Kembali ke tahun 2015 silam, Mariance Kabu, salah satu PMI asal TTS, NTT mengalami kekerasan luar biasa oleh majikannya, Ong Sung Ping Serene di Malaysia. Walaupun selamat dari maut, tapi luka dan trauma masih dirasakan Mariance hingga saat ini. Majikannya sempat diproses secara hukum, namun tidak ada kejelasan putusan hukum hingga hari ini. Itu berarti majikannya masih bebas berkeliaran.
Keputusan ini mengiris hati dan memicu kemarahan publik. Seolah-olah tak puas dengan mengirim jenazah pekerja migran Indonesia asal NTT hampir setiap hari, Malaysia malah memvonis bebas majikan yang tangannya berdarah.
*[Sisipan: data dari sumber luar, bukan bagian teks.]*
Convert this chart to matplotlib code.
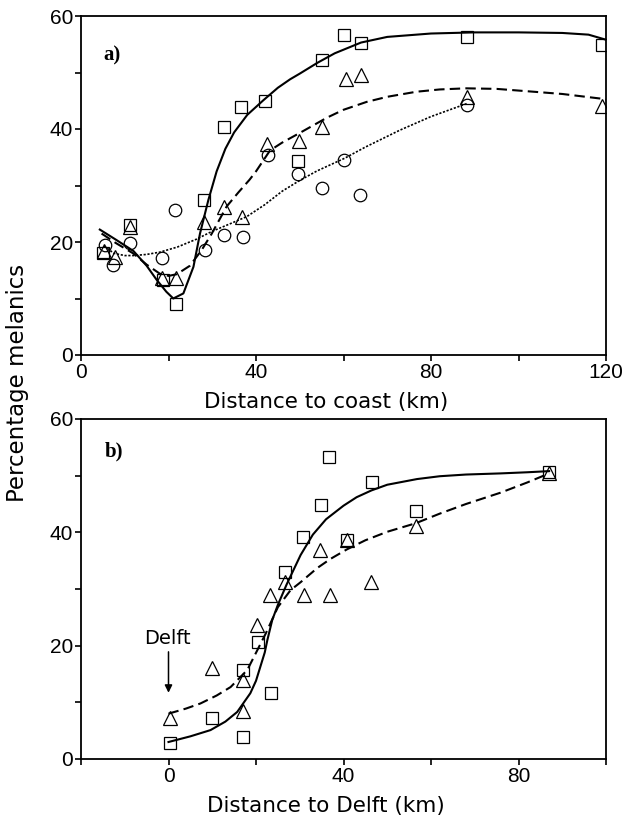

Aksi solidaritas kemanusiaan yang menuntut keadilan bagi keluarga Adelina Sau berjalan damai. Aksi ini dibuka dengan doa yang dibawakan oleh Sr. Maria Funan, RVM, kemudian diikuti dengan menyanyikan lagu Indonesia Raya.
Pada tempat pertama, Pdt. Emmy Sahertian menyampaikan sambutannya untuk menyemangati para relawan yang berjuang untuk keadilan dan kemanusiaan. Pdt. Emmy meminta semua orang untuk tidak lupa melibatkan Tuhan di dalam setiap aksi kemanusiaan sebab jika tanpa Tuhan apa yang dilakukan tidak berarti apa-apa.
“Tanpa doa dan refleksi, perjuangan itu tidak bernyawa. Hari Anti Kekerasan Internasional kita rayakan mengingat provinsi NTT tidak luput dari kekerasan. 1000 lilin bagi perjuangan bagi kobaran kekerasan. Kasus Adelina Sau. Dipekerjakan tanpa hak yang jelas. Disiksa dan ditidurkan bersama anjing”, ungkap Pdt. Emmy dalam sambutannya.
Selanjutnya, pendeta kelahiran Kupang, 27 Desember 1957 ini menegaskan bahwa keputusan bebas bagi mantan majikan Adelina Sau adalah suatu tamparan keras bagi Indonesia dan NTT. Pdt. Emmy juga menegaskan bahwa rakyat Indonesia sudah merdeka namun dengan kekerasan yang dialami oleh para TKW seolah membuat negara Indonesia belum merdeka.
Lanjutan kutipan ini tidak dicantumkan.